The University of New England (UNE) underwent its 10-year comprehensive review by the New England Association of Schools and Colleges (NEASC) in April 2017. This process affirms UNE’s culture of continuous reflection and assessment in our learning community, and the resulting self-study report helps UNE set and pursue its strategic goals. The University has been successfully and continuously accredited by NEASC for more than 50 years.
The New England Association of Schools and Colleges Commission on Institutions of Higher Education (NEASC CIHE) is the regional accrediting agency for more than 200 colleges and universities across New England, including UNE. As the nation’s oldest regional accrediting body, NEASC's mission is to establish and maintain high levels of education from pre-kindergarten through the doctoral level. In the United States, accreditation is an important way for students, families, government officials, the press and the public to know that an institution or program provides a high-quality education. Generally, these complete institutional reviews occur every ten years.

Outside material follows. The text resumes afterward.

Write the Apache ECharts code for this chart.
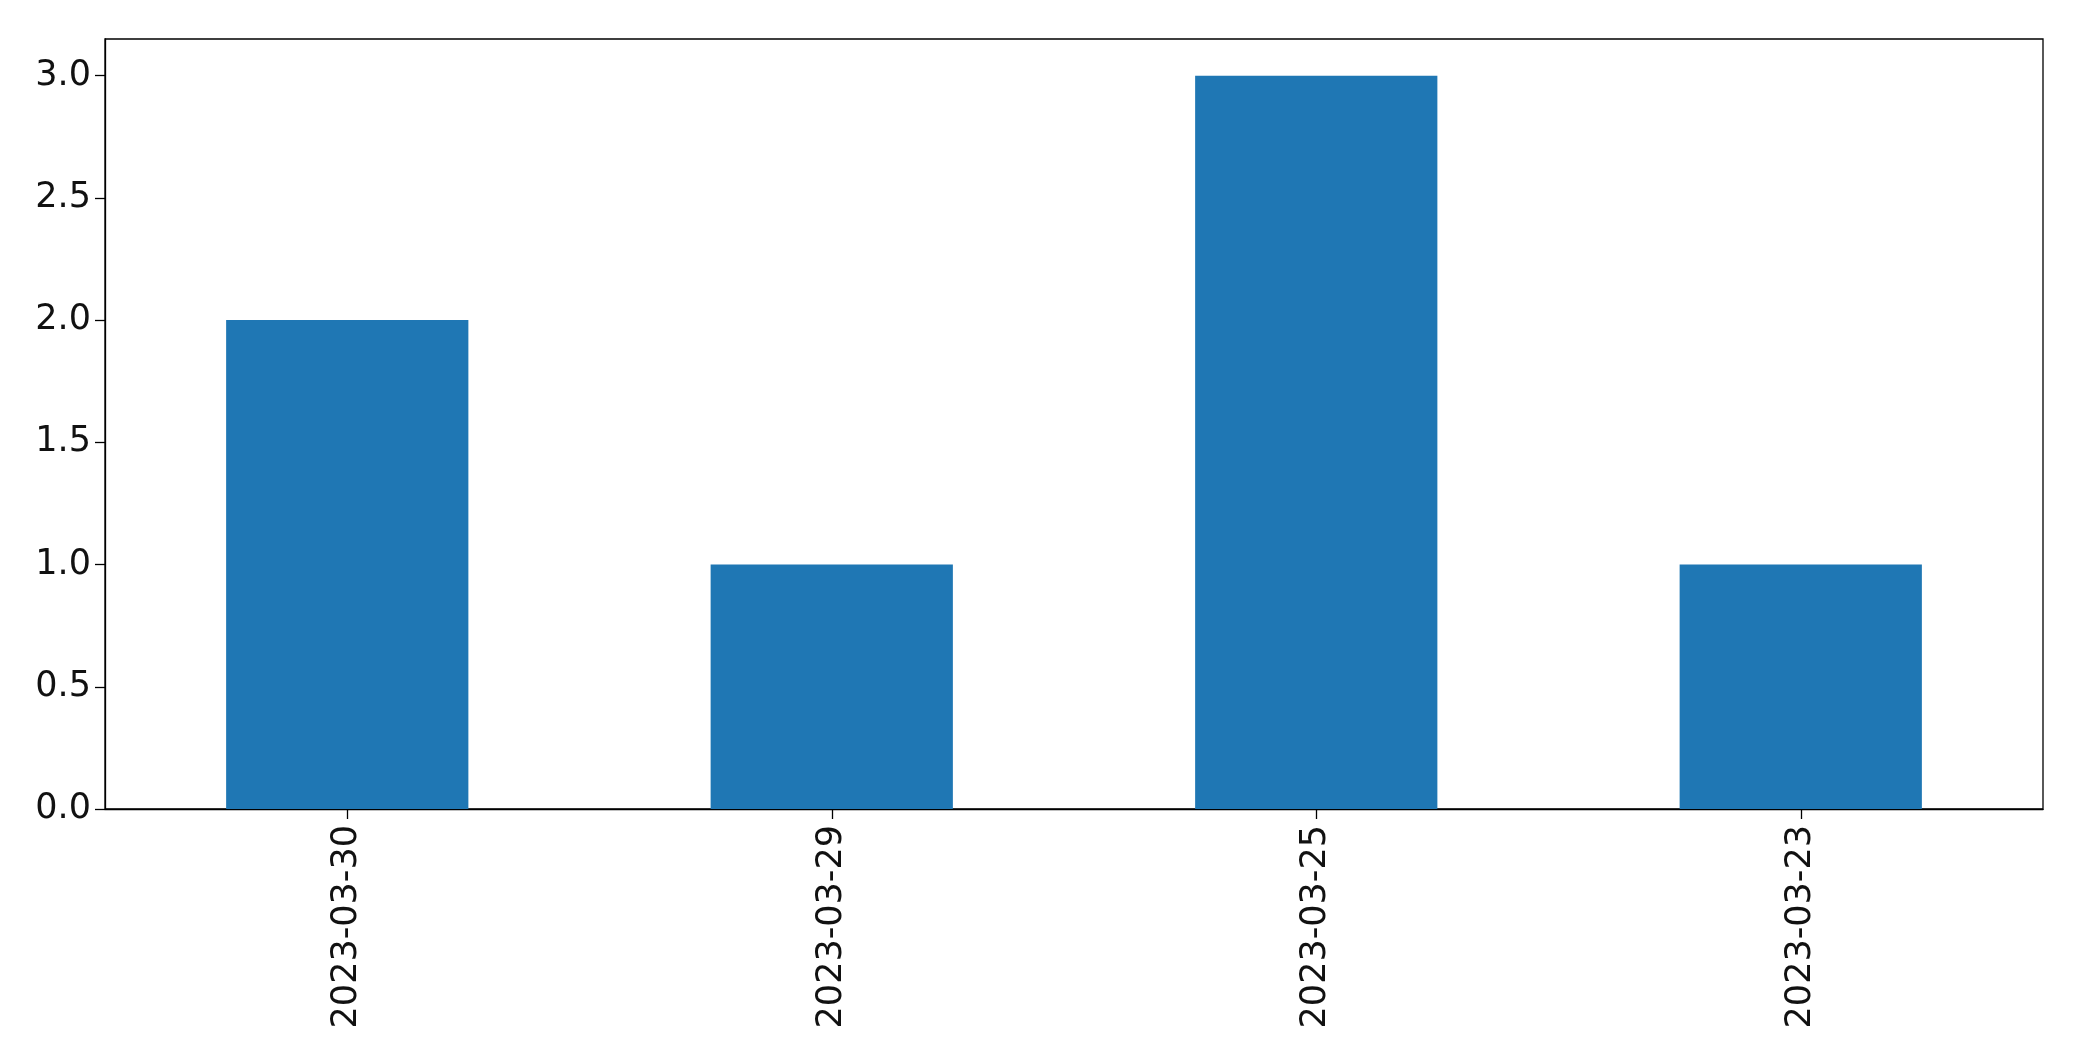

Accreditation is important because:
- The process is a mechanism by with the university ensures the highest possible quality through peer review
- The federal government requires that a college, university, or program be accredited in order to be eligible for federal grants, loans, or other federal funds, including research funds.
- Employers often ask if a college, university or program is accredited before deciding to provide tuition assistance to current employees. Accreditation is also vital in evaluating the credentials of employment applicants, or making a charitable contribution.
- State governments require that a college, university, or program be accredited when they make state funds available to students or institutions, and when they allow students to sit for state licensure examinations in many professional fields.